## Goal of the exercise
Give a verbatim copy of the lines below, minus the pictures.

## Data extract
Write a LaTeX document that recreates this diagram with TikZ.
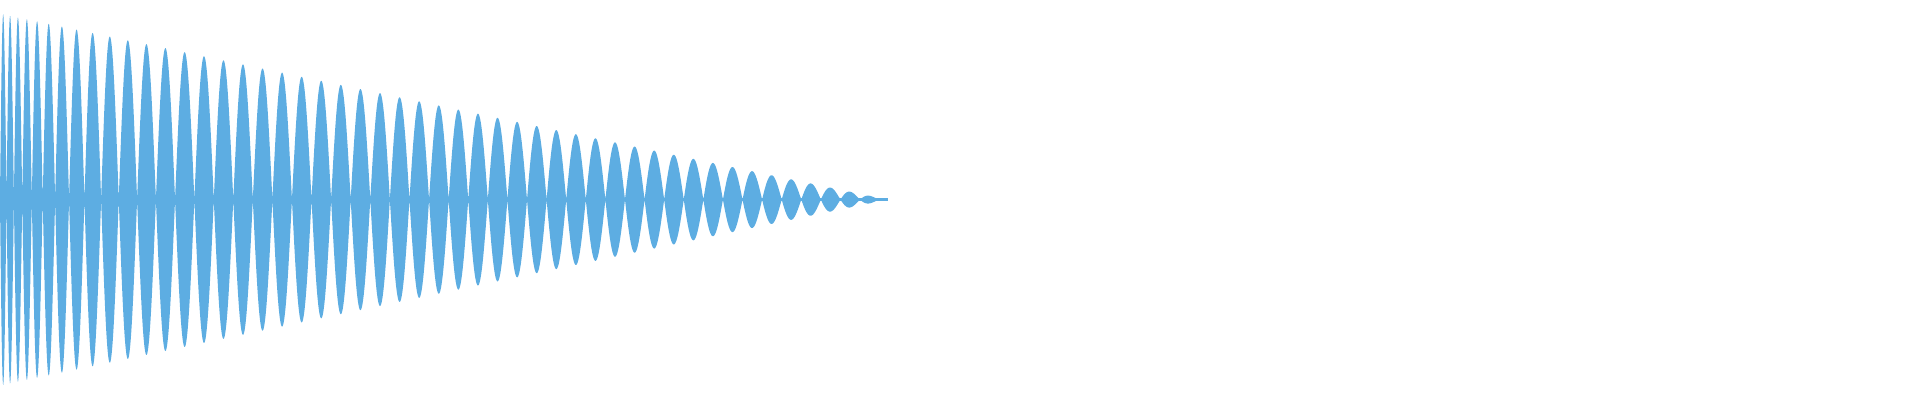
\documentclass[tikz,border=0pt]{standalone}
\definecolor{wave}{HTML}{5DADE2}
\begin{document}
\begin{tikzpicture}[x=0.01cm, y=0.01cm]
    \useasboundingbox (0, 0) rectangle (1568, 327);
    % envelope and phase of the decaying tone
    \fill [wave] plot [samples=2500, domain=0:724] (\x, {164 + 152*(1 - \x/725)*abs(sin(180*(\x/16 + 4.1*(1 - exp(-\x/30)))))})
        -- plot [samples=2500, domain=724:0] (\x, {164 - 152*(1 - \x/725)*abs(sin(180*(\x/16 + 4.1*(1 - exp(-\x/30)))))}) -- cycle;
    \draw [wave, line width=0.6pt] (0, 164) -- (725, 164);
\end{tikzpicture}
\end{document}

## Solution
Write a LaTeX document that recreates this diagram with TikZ.
\documentclass[tikz,border=0pt]{standalone}
\definecolor{wave}{HTML}{5DADE2}
\begin{document}
\begin{tikzpicture}[x=0.01cm, y=0.01cm]
    \useasboundingbox (0, 0) rectangle (1568, 327);
    % envelope and phase of the decaying tone
    \fill [wave] plot [samples=2500, domain=0:724] (\x, {164 + 152*(1 - \x/725)*abs(sin(180*(\x/16 + 4.1*(1 - exp(-\x/30)))))})
        -- plot [samples=2500, domain=724:0] (\x, {164 - 152*(1 - \x/725)*abs(sin(180*(\x/16 + 4.1*(1 - exp(-\x/30)))))}) -- cycle;
    \draw [wave, line width=0.6pt] (0, 164) -- (725, 164);
\end{tikzpicture}
\end{document}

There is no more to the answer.